Sim, le patron de l'auberge, nous a invités à diner dans un très bon restaurant cantonnais (Anthony, Malcolm, un japonais, une chinoise et moi) il n'aime pas non plus la cuisine sichuannaise trop grasse.
Je n’arrive pas à croire que je vais enfin être libérée de cette Chine poisseuse et collante. En Chine la télévision ne propose que les chaînes chinoises dont la CCTV9 en anglais qui évidemment fait l’apologie de la Chine. La musique de merde, le bruit, les Klaxons, les odeurs abominables, les toilettes dégueulasses, les regards, le brouillard, les armes, les militaires… Lorsque l’on est emprisonné en Chine, la famille doit payer le loyer de la cellule.

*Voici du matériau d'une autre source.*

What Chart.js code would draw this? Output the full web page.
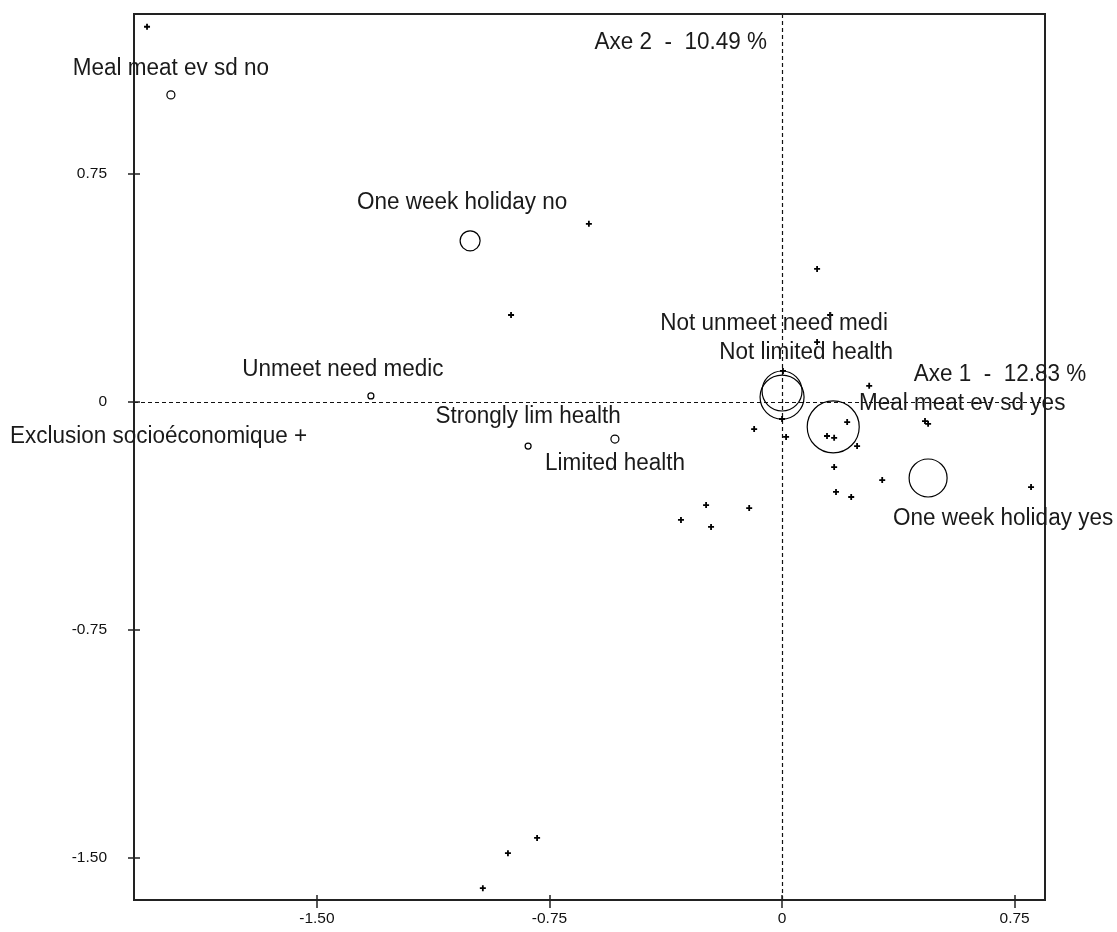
<html lang="fr">
<head>
  <meta charset="UTF-8">
  <title>Exclusion socioéconomique - plan factoriel</title>
  <style>
    body {
      margin: 0;
      padding: 0;
      background-color: #fff;
    }
    #plan {
      position: absolute;
      left: 0;
      top: 0;
    }
  </style>
</head>
<body>
  <canvas id="plan" width="1117" height="932"></canvas>

  <script src="https://cdn.jsdelivr.net/npm/chart.js"></script>
  <script>
    // modalites actives (libelle, coordonnees sur axe 1 / axe 2, poids)
    const modalityLabels = [
      'Meal meat ev sd no', 'One week holiday no', 'Unmeet need medic',
      'Strongly lim health', 'Limited health', 'Not unmeet need medi',
      'Not limited health', 'Meal meat ev sd yes', 'One week holiday yes'
    ];
    const modalityAxe1 = [-1.971, -1.006, -1.326, -0.819, -0.539, 0.0, 0.0, 0.165, 0.471];
    const modalityAxe2 = [1.010, 0.530, 0.020, -0.145, -0.122, 0.036, 0.016, -0.082, -0.250];
    const modalityWeight = [0.8, 2.0, 0.6, 0.6, 0.8, 4.0, 4.4, 5.2, 3.8];

    // individus / points supplementaires (+)
    const suppAxe1 = [
      -2.048, -0.623, -0.874, 0.113, 0.155, 0.113, 0.281, 0.003, 0.0, -0.090,
      0.013, 0.210, 0.145, 0.168, 0.242, 0.461, 0.471, 0.168, 0.323, 0.174,
      0.223, 0.803, -0.245, -0.106, -0.229, -0.326, -0.790, -0.884, -0.965
    ];
    const suppAxe2 = [
      1.234, 0.586, 0.286, 0.4375, 0.286, 0.197, 0.053, 0.102, -0.056, -0.089,
      -0.115, -0.066, -0.112, -0.118, -0.145, -0.063, -0.072, -0.214, -0.257, -0.296,
      -0.3125, -0.280, -0.339, -0.349, -0.411, -0.388, -1.434, -1.484, -1.599
    ];

    const xTicks = [-1.5, -0.75, 0, 0.75];
    const yTicks = [-1.5, -0.75, 0, 0.75];
    const tickText = { '-1.5': '-1.50', '-0.75': '-0.75', '0': '0', '0.75': '0.75' };

    const axe1Title = 'Axe 1  -  12.83 %';
    const axe2Title = 'Axe 2  -  10.49 %';
    const groupTitle = 'Exclusion socioéconomique +';

    const FONT = '"Liberation Sans", Arial, sans-serif';

    // decalage des libelles par rapport au point (en pixels)
    const labelShift = [
      [0, -27], [-8, -39], [-28, -27], [0, -30], [0, 24],
      [-8, -68], [24, -45], [129, -24], [75, 40]
    ];

    function drawText(ctx, txt, x, y, align) {
      ctx.save();
      ctx.translate(x, y);
      ctx.scale(1, 1.09);
      ctx.textAlign = align || 'center';
      ctx.textBaseline = 'middle';
      ctx.fillText(txt, 0, 0);
      ctx.restore();
    }

    const planPlugin = {
      id: 'planPlugin',
      beforeDatasetsDraw(chart) {
        const ctx = chart.ctx;
        const area = chart.chartArea;
        const xs = chart.scales.x;
        const ys = chart.scales.y;
        const x0 = Math.round(xs.getPixelForValue(0)) + 0.5;
        const y0 = Math.round(ys.getPixelForValue(0)) + 0.5;
        ctx.save();
        ctx.strokeStyle = '#111';
        ctx.lineWidth = 1.2;
        ctx.setLineDash([4, 3]);
        ctx.beginPath();
        ctx.moveTo(x0, area.top);
        ctx.lineTo(x0, area.bottom);
        ctx.moveTo(area.left, y0);
        ctx.lineTo(area.right, y0);
        ctx.stroke();
        ctx.restore();
      },
      afterDatasetsDraw(chart) {
        const ctx = chart.ctx;
        const area = chart.chartArea;
        const xs = chart.scales.x;
        const ys = chart.scales.y;

        ctx.save();
        // cadre
        ctx.strokeStyle = '#222';
        ctx.lineWidth = 2;
        ctx.strokeRect(area.left, area.top, area.right - area.left, area.bottom - area.top);

        // graduations qui traversent le cadre
        ctx.lineWidth = 1.5;
        ctx.beginPath();
        xTicks.forEach(v => {
          const px = Math.round(xs.getPixelForValue(v));
          ctx.moveTo(px, area.bottom - 5);
          ctx.lineTo(px, area.bottom + 8);
        });
        yTicks.forEach(v => {
          const py = Math.round(ys.getPixelForValue(v));
          ctx.moveTo(area.left - 6, py);
          ctx.lineTo(area.left + 6, py);
        });
        ctx.stroke();

        // libelles des modalites
        ctx.fillStyle = '#1a1a1a';
        ctx.font = '22.5px ' + FONT;
        modalityLabels.forEach((lab, i) => {
          const px = xs.getPixelForValue(modalityAxe1[i]) + labelShift[i][0];
          const py = ys.getPixelForValue(modalityAxe2[i]) + labelShift[i][1];
          drawText(ctx, lab, px, py, 'center');
        });

        // titres des axes
        drawText(ctx, axe2Title, xs.getPixelForValue(0) - 15, area.top + 28, 'right');
        drawText(ctx, axe1Title, area.right - 45, ys.getPixelForValue(0) - 28, 'center');
        drawText(ctx, groupTitle, 10, ys.getPixelForValue(0) + 34, 'left');
        ctx.restore();
      }
    };

    const ctx = document.getElementById('plan').getContext('2d');
    const planChart = new Chart(ctx, {
      type: 'scatter',
      data: {
        datasets: [
          {
            label: 'supp',
            data: suppAxe1.map((v, i) => ({ x: v, y: suppAxe2[i] })),
            pointStyle: 'cross',
            pointRadius: 3,
            borderColor: '#000',
            borderWidth: 1.8
          },
          {
            label: 'modalites',
            data: modalityAxe1.map((v, i) => ({ x: v, y: modalityAxe2[i] })),
            pointStyle: 'circle',
            pointRadius: modalityWeight.map(w => w * 5),
            borderColor: '#000',
            backgroundColor: 'rgba(255,255,255,0)',
            borderWidth: 1.2
          }
        ]
      },
      options: {
        responsive: false,
        animation: false,
        devicePixelRatio: 1,
        layout: { autoPadding: false, padding: { top: 14, right: 72, left: 0, bottom: 0 } },
        plugins: {
          legend: { display: false },
          tooltip: { enabled: false }
        },
        scales: {
          x: {
            type: 'linear',
            min: -2.09,
            max: 0.848,
            grid: { display: false },
            border: { display: false },
            afterBuildTicks: s => { s.ticks = xTicks.map(v => ({ value: v })); },
            afterFit: s => { s.height = 32; s.paddingLeft = 0; s.paddingRight = 0; },
            ticks: {
              color: '#111',
              padding: 1,
              maxRotation: 0,
              font: { family: FONT, size: 15.5 },
              callback: v => tickText[String(v)]
            }
          },
          y: {
            type: 'linear',
            min: -1.638,
            max: 1.276,
            grid: { display: false },
            border: { display: false },
            afterBuildTicks: s => { s.ticks = yTicks.map(v => ({ value: v })); },
            afterFit: s => { s.width = 134; s.paddingTop = 0; s.paddingBottom = 0; },
            ticks: {
              color: '#111',
              padding: 19,
              font: { family: FONT, size: 15.5 },
              callback: v => tickText[String(v)]
            }
          }
        }
      },
      plugins: [planPlugin]
    });
  </script>
</body>
</html>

Lorsque l’on est exécuté en Chine, la famille reçoit la balle, et la note qui va avec. Je suis sure que je peux en trouver d'autres, plus ou moins vraies mais peu importe, à bas les yuans, vives les Bahts.

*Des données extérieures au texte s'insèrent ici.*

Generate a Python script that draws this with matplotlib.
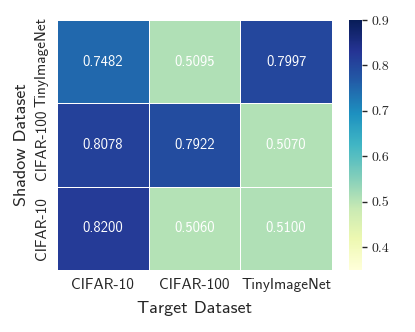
import numpy as np
import matplotlib
matplotlib.use("Agg")
import matplotlib.pyplot as plt
import seaborn as sns

targets = ["CIFAR-10", "CIFAR-100", "TinyImageNet"]
shadows = ["TinyImageNet", "CIFAR-100", "CIFAR-10"]
row_tiny = [0.7482, 0.5095, 0.7997]
row_c100 = [0.8078, 0.7922, 0.5070]
row_c10 = [0.8200, 0.5060, 0.5100]
values = np.array([row_tiny, row_c100, row_c10])

SANS = "cmss10"
fig = plt.figure(figsize=(4.15, 3.32), dpi=100)
ax = fig.add_axes([57/415, 1-270/332, (332-57)/415, 250/332])
cax = fig.add_axes([349/415, 1-270/332, 13/415, 250/332])

sns.heatmap(values, ax=ax, cbar_ax=cax, cmap="YlGnBu", vmin=0.35, vmax=0.9,
            annot=True, fmt=".4f", linewidths=0.5, linecolor="white",
            annot_kws={"color": "white", "fontsize": 10.5, "family": SANS},
            xticklabels=targets, yticklabels=shadows)

ax.tick_params(axis="x", length=0, labelsize=11, colors="#262626", pad=6)
ax.tick_params(axis="y", length=0, labelsize=11, colors="#262626", pad=6)
for t in ax.get_xticklabels():
    t.set_family(SANS)
for t in ax.get_yticklabels():
    t.set_family(SANS)
    t.set_rotation(90)
    t.set_va("center")
ax.set_xlabel("Target Dataset", fontsize=13, family=SANS, color="#262626", labelpad=6)
ax.set_ylabel("Shadow Dataset", fontsize=13, family=SANS, color="#262626", labelpad=4)

cax.set_yticks([0.4, 0.5, 0.6, 0.7, 0.8, 0.9])
cax.tick_params(labelsize=10, length=3.5, width=1, colors="#262626")
for t in cax.get_yticklabels():
    t.set_family("cmr10")
cax.set_frame_on(False)

fig.savefig("out.png", dpi=100)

Il y a trois ans de cela, je débarquais à Bkk, premier voyage seule si loin, munie d'un vol sec. Je suis restée quelques jours dans un hôtel dont je n’arrive pas à me rappeler du nom. Avant de partir j'ai fait une recherche fantastique sur google earth. Une ville visitée 3 ans auparavant pour peu de temps… Je repère d’abord le fleuve, puis crois me rappeler du nom du quartier. Puis du skytrain; je longe le skytrain et retrouve l’arrêt. Les arrêts, je pouvais m’arrêter aux deux. Je reconnais enfin le pont sous lequel je passais et ma rue!!.Je sais donc dans quelle rue me rendre pour rejoindre mon hôtel s’il existe toujours. Suriwong road.

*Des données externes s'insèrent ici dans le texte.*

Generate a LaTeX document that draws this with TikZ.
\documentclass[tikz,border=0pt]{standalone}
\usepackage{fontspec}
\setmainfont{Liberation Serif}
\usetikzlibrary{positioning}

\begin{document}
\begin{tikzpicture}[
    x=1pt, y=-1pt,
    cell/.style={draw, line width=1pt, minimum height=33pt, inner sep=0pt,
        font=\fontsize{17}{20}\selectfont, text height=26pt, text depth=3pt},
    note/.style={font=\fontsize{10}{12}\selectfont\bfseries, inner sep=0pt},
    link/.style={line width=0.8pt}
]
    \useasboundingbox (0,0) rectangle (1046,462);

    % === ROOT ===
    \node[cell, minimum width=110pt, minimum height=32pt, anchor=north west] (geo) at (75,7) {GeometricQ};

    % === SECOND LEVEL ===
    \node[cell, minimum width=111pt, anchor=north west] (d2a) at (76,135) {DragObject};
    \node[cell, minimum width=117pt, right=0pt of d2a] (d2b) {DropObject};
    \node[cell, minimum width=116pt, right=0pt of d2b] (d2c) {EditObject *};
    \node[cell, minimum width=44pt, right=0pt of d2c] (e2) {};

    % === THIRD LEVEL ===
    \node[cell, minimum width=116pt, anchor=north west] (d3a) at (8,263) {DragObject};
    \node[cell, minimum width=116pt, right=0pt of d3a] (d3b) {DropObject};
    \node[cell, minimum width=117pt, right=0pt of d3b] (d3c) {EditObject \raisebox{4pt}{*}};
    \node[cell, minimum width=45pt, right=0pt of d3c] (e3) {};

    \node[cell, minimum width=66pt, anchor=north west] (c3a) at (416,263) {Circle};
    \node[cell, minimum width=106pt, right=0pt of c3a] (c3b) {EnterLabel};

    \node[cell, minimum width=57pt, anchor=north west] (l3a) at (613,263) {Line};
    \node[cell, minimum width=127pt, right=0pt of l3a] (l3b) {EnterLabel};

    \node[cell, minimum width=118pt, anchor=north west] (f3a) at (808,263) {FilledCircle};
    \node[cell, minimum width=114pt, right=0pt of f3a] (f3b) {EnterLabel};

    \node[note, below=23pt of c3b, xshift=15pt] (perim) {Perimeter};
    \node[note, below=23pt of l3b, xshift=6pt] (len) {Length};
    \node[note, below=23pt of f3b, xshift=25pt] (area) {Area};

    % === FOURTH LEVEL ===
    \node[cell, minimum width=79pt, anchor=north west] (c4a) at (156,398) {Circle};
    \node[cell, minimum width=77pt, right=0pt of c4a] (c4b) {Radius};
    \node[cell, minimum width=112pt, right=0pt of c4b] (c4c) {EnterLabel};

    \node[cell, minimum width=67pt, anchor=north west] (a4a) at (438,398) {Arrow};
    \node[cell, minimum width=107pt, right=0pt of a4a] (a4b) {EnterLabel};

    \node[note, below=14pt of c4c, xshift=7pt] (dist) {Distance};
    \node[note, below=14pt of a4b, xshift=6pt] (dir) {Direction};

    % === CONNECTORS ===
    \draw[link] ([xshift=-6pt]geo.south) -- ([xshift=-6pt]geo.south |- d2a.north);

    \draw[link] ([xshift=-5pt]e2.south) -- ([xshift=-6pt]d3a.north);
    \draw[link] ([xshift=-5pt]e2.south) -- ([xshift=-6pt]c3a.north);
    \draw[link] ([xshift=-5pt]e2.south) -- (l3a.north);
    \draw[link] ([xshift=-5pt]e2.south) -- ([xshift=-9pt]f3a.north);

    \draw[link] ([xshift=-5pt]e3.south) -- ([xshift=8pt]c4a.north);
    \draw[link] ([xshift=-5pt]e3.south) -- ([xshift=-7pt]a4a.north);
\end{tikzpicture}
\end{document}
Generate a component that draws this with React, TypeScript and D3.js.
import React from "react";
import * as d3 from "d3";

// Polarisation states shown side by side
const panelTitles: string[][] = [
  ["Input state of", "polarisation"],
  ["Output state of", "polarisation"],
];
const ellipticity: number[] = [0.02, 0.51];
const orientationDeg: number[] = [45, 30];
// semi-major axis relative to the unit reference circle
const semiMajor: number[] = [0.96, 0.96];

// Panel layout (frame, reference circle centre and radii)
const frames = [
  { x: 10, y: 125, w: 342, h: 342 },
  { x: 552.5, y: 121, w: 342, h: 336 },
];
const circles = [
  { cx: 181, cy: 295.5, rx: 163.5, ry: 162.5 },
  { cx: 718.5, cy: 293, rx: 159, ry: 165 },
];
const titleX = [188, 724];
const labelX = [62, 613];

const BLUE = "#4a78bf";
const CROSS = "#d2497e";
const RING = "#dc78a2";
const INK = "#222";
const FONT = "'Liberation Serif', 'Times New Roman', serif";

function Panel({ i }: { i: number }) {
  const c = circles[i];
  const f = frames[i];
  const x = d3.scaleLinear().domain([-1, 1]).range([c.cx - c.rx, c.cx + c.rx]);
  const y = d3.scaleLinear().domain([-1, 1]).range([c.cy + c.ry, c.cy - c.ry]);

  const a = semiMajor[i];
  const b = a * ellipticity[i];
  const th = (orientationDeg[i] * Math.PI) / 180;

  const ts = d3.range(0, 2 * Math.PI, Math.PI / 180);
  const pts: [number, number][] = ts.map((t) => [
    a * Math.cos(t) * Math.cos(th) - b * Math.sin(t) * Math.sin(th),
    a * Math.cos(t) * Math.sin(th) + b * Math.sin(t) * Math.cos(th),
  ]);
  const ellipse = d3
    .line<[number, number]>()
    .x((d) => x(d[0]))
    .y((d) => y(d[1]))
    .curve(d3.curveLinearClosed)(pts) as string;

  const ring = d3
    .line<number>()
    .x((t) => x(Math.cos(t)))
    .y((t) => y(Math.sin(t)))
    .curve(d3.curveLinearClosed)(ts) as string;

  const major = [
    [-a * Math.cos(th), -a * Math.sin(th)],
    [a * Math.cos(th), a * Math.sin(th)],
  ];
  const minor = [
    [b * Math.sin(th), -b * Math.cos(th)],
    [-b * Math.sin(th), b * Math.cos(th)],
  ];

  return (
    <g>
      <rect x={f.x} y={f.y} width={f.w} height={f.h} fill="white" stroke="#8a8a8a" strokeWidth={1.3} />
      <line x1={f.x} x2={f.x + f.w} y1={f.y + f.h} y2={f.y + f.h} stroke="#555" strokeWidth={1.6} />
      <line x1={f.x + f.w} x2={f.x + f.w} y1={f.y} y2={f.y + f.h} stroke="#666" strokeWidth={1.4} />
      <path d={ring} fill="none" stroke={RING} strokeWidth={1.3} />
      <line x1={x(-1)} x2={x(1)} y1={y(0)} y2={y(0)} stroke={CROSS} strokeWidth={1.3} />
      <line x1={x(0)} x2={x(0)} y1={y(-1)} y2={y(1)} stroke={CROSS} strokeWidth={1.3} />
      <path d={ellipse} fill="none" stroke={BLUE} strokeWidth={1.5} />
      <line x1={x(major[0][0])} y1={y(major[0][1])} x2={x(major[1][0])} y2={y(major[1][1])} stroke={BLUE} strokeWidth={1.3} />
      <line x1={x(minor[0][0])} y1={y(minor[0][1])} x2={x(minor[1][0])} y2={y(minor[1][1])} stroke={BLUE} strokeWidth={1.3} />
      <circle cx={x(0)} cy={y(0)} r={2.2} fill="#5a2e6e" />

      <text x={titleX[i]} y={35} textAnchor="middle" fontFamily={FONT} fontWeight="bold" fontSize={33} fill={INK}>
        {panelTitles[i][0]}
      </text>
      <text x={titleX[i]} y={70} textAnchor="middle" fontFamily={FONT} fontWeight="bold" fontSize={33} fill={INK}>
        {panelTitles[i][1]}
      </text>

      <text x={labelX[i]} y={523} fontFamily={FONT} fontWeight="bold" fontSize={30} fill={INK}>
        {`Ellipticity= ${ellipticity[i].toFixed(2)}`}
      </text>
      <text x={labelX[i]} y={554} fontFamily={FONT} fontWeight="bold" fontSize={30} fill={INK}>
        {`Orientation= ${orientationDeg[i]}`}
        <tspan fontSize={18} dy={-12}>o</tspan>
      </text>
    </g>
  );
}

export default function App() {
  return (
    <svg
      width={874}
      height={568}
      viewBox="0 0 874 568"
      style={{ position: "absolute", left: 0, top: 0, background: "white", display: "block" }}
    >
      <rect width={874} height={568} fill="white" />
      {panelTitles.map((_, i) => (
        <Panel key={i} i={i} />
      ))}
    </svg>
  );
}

Il fallait que je retourne en Thaïlande, à Bkk précisément. Je ne pensais pas m’y trouver à ce moment là, en ce moment, mais m’y voici ; dans quelques heures. Quelle étrange et passionnante vie que celle de Wanderer. Très angoissante parfois, déstabilisante, déprimante, mais à cet instant, formidable. Etre dans cet avion, réservé deux jours plus tôt, arriver dans une heure, ne pas encore savoir que faire à l’arrivée, faire selon mon envie, la fatigue, l'impression… Rester une journée pour me reposer, dormir et repartir demain, demain soir, ce soir, tout à l’heure dans quatre jours, un mois…
Connaissant Bkk, j’ai un peu l’impression de rentrer chez moi et en suis heureuse.